Given this result, one can get $C(p) \geq \left(\frac{1}{2\pi}\right)^{p/2}$ for any $1 < p < 2$ by monotonicity of $\ell_p$-norms, which is a decent bound but is surely not optimal. Getting the optimal answer in this range is presumably harder than getting the optimal answer for $p = 1$.

By the way, it was Talagrand who first studied the $p = 1$ case; this notion of looking at the average square-root of the number of sensitive coordinates seems to be a pretty good notion of "discrete surface area". Talagrand's original paper [Tal93] proved Bobkov's Inequality (for sets $A$) up to a universal constant factor on the LHS; in particular, he established $C(1)$ is bounded away from $0$ by a univeral constant.
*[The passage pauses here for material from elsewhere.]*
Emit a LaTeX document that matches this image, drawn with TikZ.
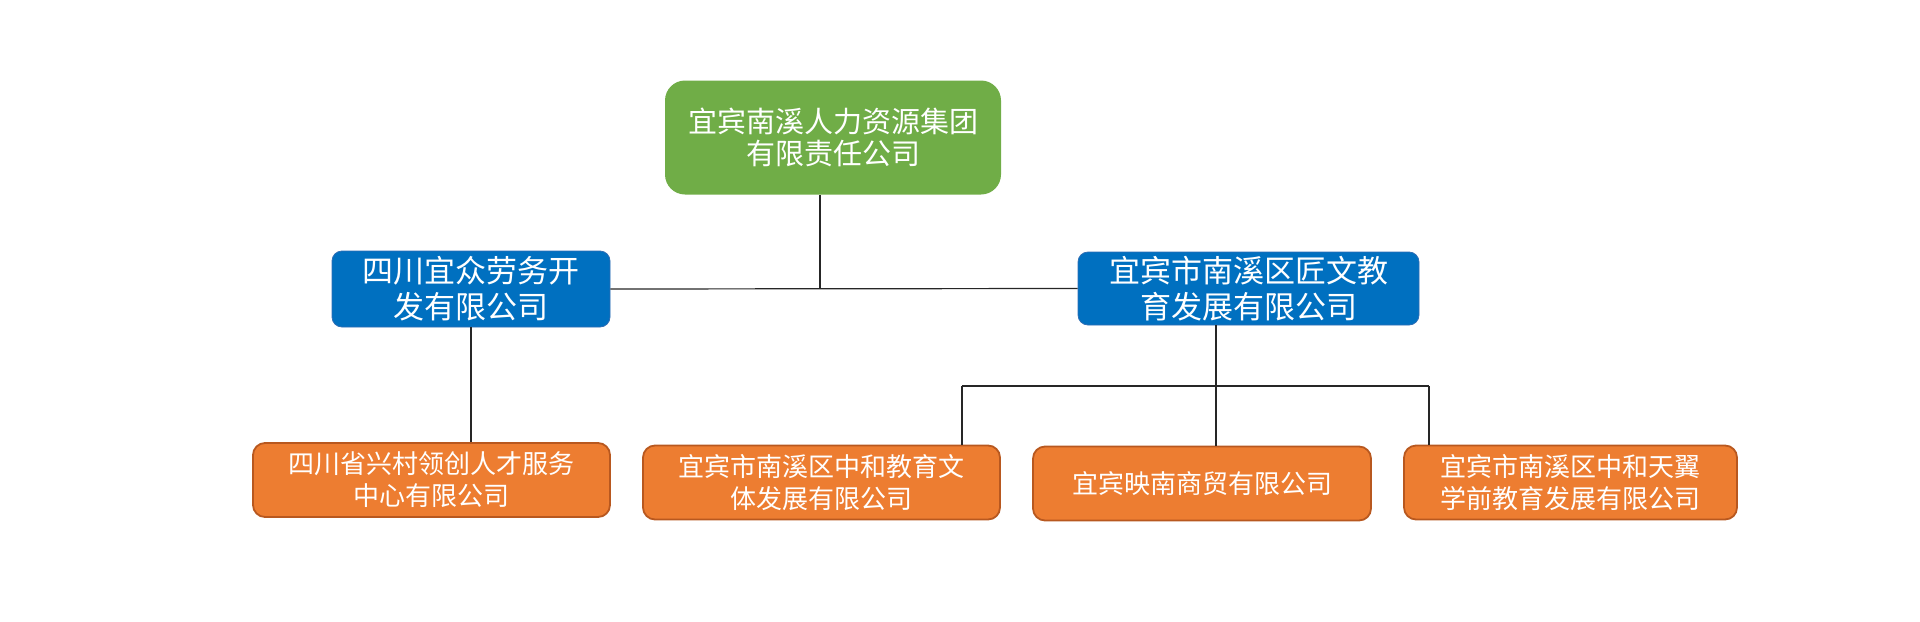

[Bob97] *Bobkov, S.G.*, **An isoperimetric inequality on the discrete cube and an elementary proof of the isoperimetric inequality in Gauss space**, Ann. Probab. 25, No.1, 206-214 (1997). ZBL0883.60031.

[Tal93] *Talagrand, M.*, **Isoperimetry, logarithmic Sobolev inequalities on the discrete cube, and Margulis' graph connectivity theorem**, Geom. Funct. Anal. 3, No.3, 295-314 (1993). ZBL0806.46035.